Hoy, en la era digital, cualquier autor de obra –libro o canción- cobra sólo 10% del valor final, debiendo transferir los derechos exclusivos de comercialización a la editora o discográfica, por lo que no pocos se resisten a hacerlo, y prefieren publicarlos en redes de difusión masiva, en donde obtienen mayor pago que si lo hicieran con una editorial o discográfica.
Todo esto nos lleva a, por lo menos, repensar la importancia de las patentes.

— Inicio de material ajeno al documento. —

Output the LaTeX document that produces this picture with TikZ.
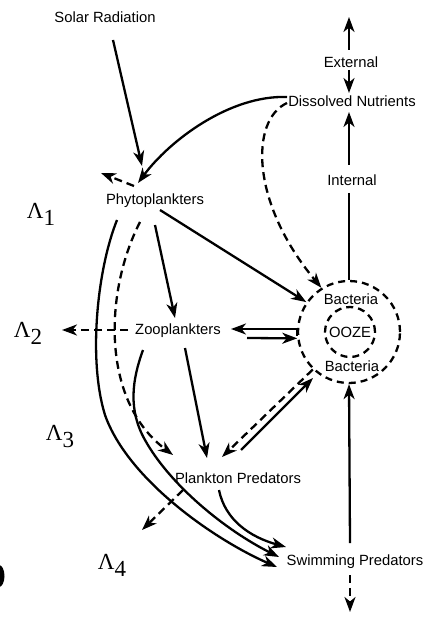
\documentclass[tikz,border=0pt]{standalone}
\usepackage{fontspec}
\setmainfont{Liberation Sans}
\newfontfamily\serifL{Liberation Serif}
\usetikzlibrary{arrows.meta}
\begin{document}
\begin{tikzpicture}[x=1pt,y=-1pt,
  lbl/.style={font=\fontsize{14.8}{16}\selectfont, inner sep=0pt},
  lam/.style={font=\serifL\fontsize{23}{23}\selectfont, inner sep=0pt},
  ln/.style={line width=2.3pt},
  arr/.style={ln, -{Stealth[length=15pt,width=11pt,inset=4.5pt]}},
  dsh/.style={dash pattern=on 8pt off 5pt},
  ring/.style={draw, circle, line width=2.3pt, dash pattern=on 7pt off 5pt, inner sep=0pt},
]
\useasboundingbox (0,0) rectangle (428,617);
\clip (0,0) rectangle (428,617);

% nodes
\node[lbl] (sun) at (105,17) {Solar Radiation};
\node[lbl] (ext) at (351,62) {External};
\node[lbl] (dn)  at (352,101) {Dissolved Nutrients};
\node[lbl] (int) at (352,180) {Internal};
\node[lbl] (phy) at (155,201) {Phytoplankters};
\node[lbl] (zoo) at (178,331) {Zooplankters};
\node[lbl] (pp)  at (238,478) {Plankton Predators};
\node[lbl] (sw)  at (355,562) {Swimming Predators};
\node[ring, minimum size=102pt] (bac) at (349,332) {};
\node[ring, minimum size=50pt] (ooze) at (350,332) {};
\node[lbl] (ootext) at (350,332) {OOZE};
\node[lbl] (b1) at (351,299) {Bacteria};
\node[lbl] (b2) at (352,366) {Bacteria};
\node[lam] (l1) at (41,214) {Λ\raisebox{-7pt}{1}};
\node[lam] (l2) at (28,333) {Λ\raisebox{-7pt}{2}};
\node[lam] (l3) at (60,437) {Λ\raisebox{-7pt}{3}};
\node[lam] (l4) at (112,565) {Λ\raisebox{-7pt}{4}};
\fill (-1,576) ellipse [x radius=5.5, y radius=11];

% connectors
\draw[arr] ([shift={(8,23)}]sun.center) -- ([shift={(-13,-35)}]phy.center);
\draw[arr] ([shift={(-65,-4)}]dn.center) .. controls +(-57,-2) and +(32,-43) .. ([shift={(-17,-18)}]phy.center);
\draw[arr,dsh] ([shift={(-21,-15)}]phy.center) -- ([shift={(-54,-28)}]phy.center);
\draw[arr,dsh] ([shift={(-65,2)}]dn.center) .. controls +(-37,17) and +(-71,-85) .. (bac.122);
\draw[arr] ([shift={(-3,-15)}]int.center) -- ([shift={(-3,11)}]dn.center);
\draw[arr] ([shift={(-2,-12)}]ext.center) -- ([shift={(-2,-45)}]ext.center);
\draw[arr] ([shift={(-2,8)}]ext.center) -- ([shift={(-3,-8)}]dn.center);
\draw[ln] ([shift={(-3,13)}]int.center) -- (bac.90);
\draw[arr] ([shift={(5,9)}]phy.center) -- (bac.145);
\draw[arr] ([shift={(0,24)}]phy.center) -- ([shift={(-3,-13)}]zoo.center);
\draw[arr,dsh] ([shift={(-15,21)}]phy.center) .. controls +(-35,68) and +(-73,-55) .. ([shift={(-65,-23)}]pp.center);
\draw[arr] ([shift={(-38,19)}]phy.center) .. controls (97,270) and (88,360) .. (105,415)
   .. controls (128,480) and (215,540) .. ([shift={(-78,5)}]sw.center);
\draw[arr] ([shift={(-35,19)}]zoo.center) .. controls (132,380) and (128,410) .. (145,440)
   .. controls (170,485) and (225,530) .. ([shift={(-76,-5)}]sw.center);
\draw[arr] ([shift={(-19,12)}]pp.center) .. controls +(6,30) and +(-36,-10) .. ([shift={(-69,-15)}]sw.center);
\draw[arr] ([shift={(7,17)}]zoo.center) -- ([shift={(-31,-20)}]pp.center);
\draw[arr,dsh] ([shift={(-50,-1)}]zoo.center) -- ([shift={(34,-3)}]l2.center);
\draw[arr] (bac.184) |- ([shift={(53,-2)}]zoo.center);
\draw[arr] ([shift={(69,7)}]zoo.center) -- (bac.187);
\draw[arr,dsh] (bac.226) -- ([shift={(-16,-21)}]pp.center);
\draw[arr] ([shift={(3,-28)}]pp.center) -- ([shift={(-36,46)}]bac.center);
\draw[arr] ([shift={(-5,-19)}]sw.center) -- (bac.270);
\draw[arr,dsh] ([shift={(-5,13)}]sw.center) -- ([shift={(-5,50)}]sw.center);
\draw[arr,dsh] ([shift={(-55,12)}]pp.center) -- ([shift={(-96,52)}]pp.center);
\end{tikzpicture}
\end{document}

También en el software: se señala que los dos programas para servidores web más utilizados –Nginx y Apache- son programas de código abierto, no obstante lo cual dominan, juntos, el 64,4% del mercado, pero que son elegidos por sus servicios posteriores a la instalación (por lo que sus usuarios pagan una cuota mensual).
Entonces, ¿las patentes protegen y aceleran la innovación, o la frenan y castigan a los potenciales innovadores?
La respuesta parece ser clara, luego de la explosión de las décadas de los 80 y los 90, en que las patentes eran muy difíciles de obtener, las empresas dominantes que las lograron disminuyeron un 10% su inversión en I+D, mientras monopolizan sus mercados y han dejado fuera de competencia a nuevas empresas innovadoras, que si tienen éxito suelen ser compradas por las más grandes para limitar su competencia y ampliar así su dominio, con lo que su motivación a innovar disminuye aún más.
O sea, hoy las patentes y derechos de autor no sólo no aumentan la I+D innovadora, sino que la disminuyen. No protegen a los innovadores y creadores, y limitan la adquisición social de tecnologías y mecanismos de cooperación, imprescindibles para una sociedad del conocimiento globalizada.
Una sociedad que, limitada por las patentes, no podrá responder a los desafíos climáticos, económicos y sociales que nos acosan como Humanidad.